The next day they greet the Rabbi and and he asks how things are going for them.

“ Ah well” says David “We don’t have much to complain about, we both have our health and successful businesses, and happy marriages to good women, and we both have fine, healthy children. But both of us, our sons have become Christians."

“Oi Veh, what a coincidence” says the Rabbi. “I have many good people here coming to the synagogue and I am writing a little, and my wife is a wonderful woman. But my son, too, has become a Christian”.

He talks to them for a while and then he says “Well, my children, we must pray to God about this problem of ours.”
So they bow their heads and the Rabbi says. “Lord, we don’t have much to complain about, we all have our health and worldly success and happy marriages and the blessing of children. But all of us, our sons have become Christians”.

And a Great Voice says: “Oi Veh, what a coincidence ....."
post #13 of 17
Reminds me of the one where the priest and the rabbi are talking.
The rabbi is asking what future there is in the priesthood.
Priest: You can become a Bishop.
Rabbi: What's so great about that?
Priest: A good Bishop becomes an Archbishop.
Rabbi: What's so great about that?
Priest: An Archbisop can become a Cardinal and elect the Pope.
Rabbi: I'm still not impressed.
Priest: One of the Cardinals becomes the Pope.
Rabbi: Big deal.
Priest (very frustated): What do you expect, to become Jesus Christ himself?

Rabbi: Why not? One of our boys made it.
post #14 of 17
How do you make a German bark like a dog?

Tell him there's FREE BEER.

He will say "Wo!? Wo!? Wo!?"
post #15 of 17
Originally Posted by Yuki
An Imam, a Priest, a Rebbi and a Deacon are in a boat ...... will we ever be able to make a joke of this and laugh?
OKthis is better if you can see the gestures, but still pretty cute:

An Imam, a Priest, a Rebbi and a Deacon went to the old swimming hole together.

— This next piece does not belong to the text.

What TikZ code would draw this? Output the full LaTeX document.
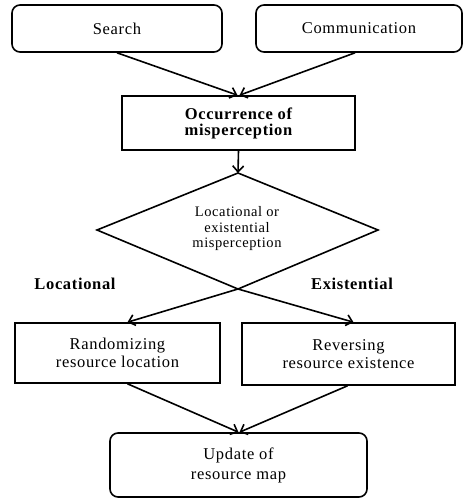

While they were in the water, someone stole their clothes. With no choice they started down the old road - stark naked - to sneak back to town. They were startled by a van full of women from the Ladies Club and the Imam, Priest and Deacon all cluched their privates to cover themselves, while the Rabbi put his hands in front of his face. After the van passed, the others turned to him and said "what were you thinking, why didn't you cover yourself??!!" and the Rabbi replied, "well I don't know about you fellows, but my congregations knows ME by my FACE!"
post #16 of 17
Good one
post #17 of 17
An Imam, a Priest, a Rebbi and a Deacon are in a boat ...... will we ever be able to make a joke of this and laugh?
An Imam, a Priest, a Rabbi and a Deacon are in a boat fishing and talking about who's faith is the strongest. The priest says "I forgot my favorite bait.", stands up, steps out of the boat and walks across the pond to get his bait on the shore. Next, the deacon says "I forgot my sun-block.", stands up, steps out of the boat and walks across the pond to the shore. The rabbi then says "I forgot my hat", stands up, steps out of the boat and walks across the pond to the shore. After seeing this the Imam says "Allah is great", steps out of the boat and sinks into the water. The rabbi turns to the priest and deacon and says "Do you think we should tell him about the rocks."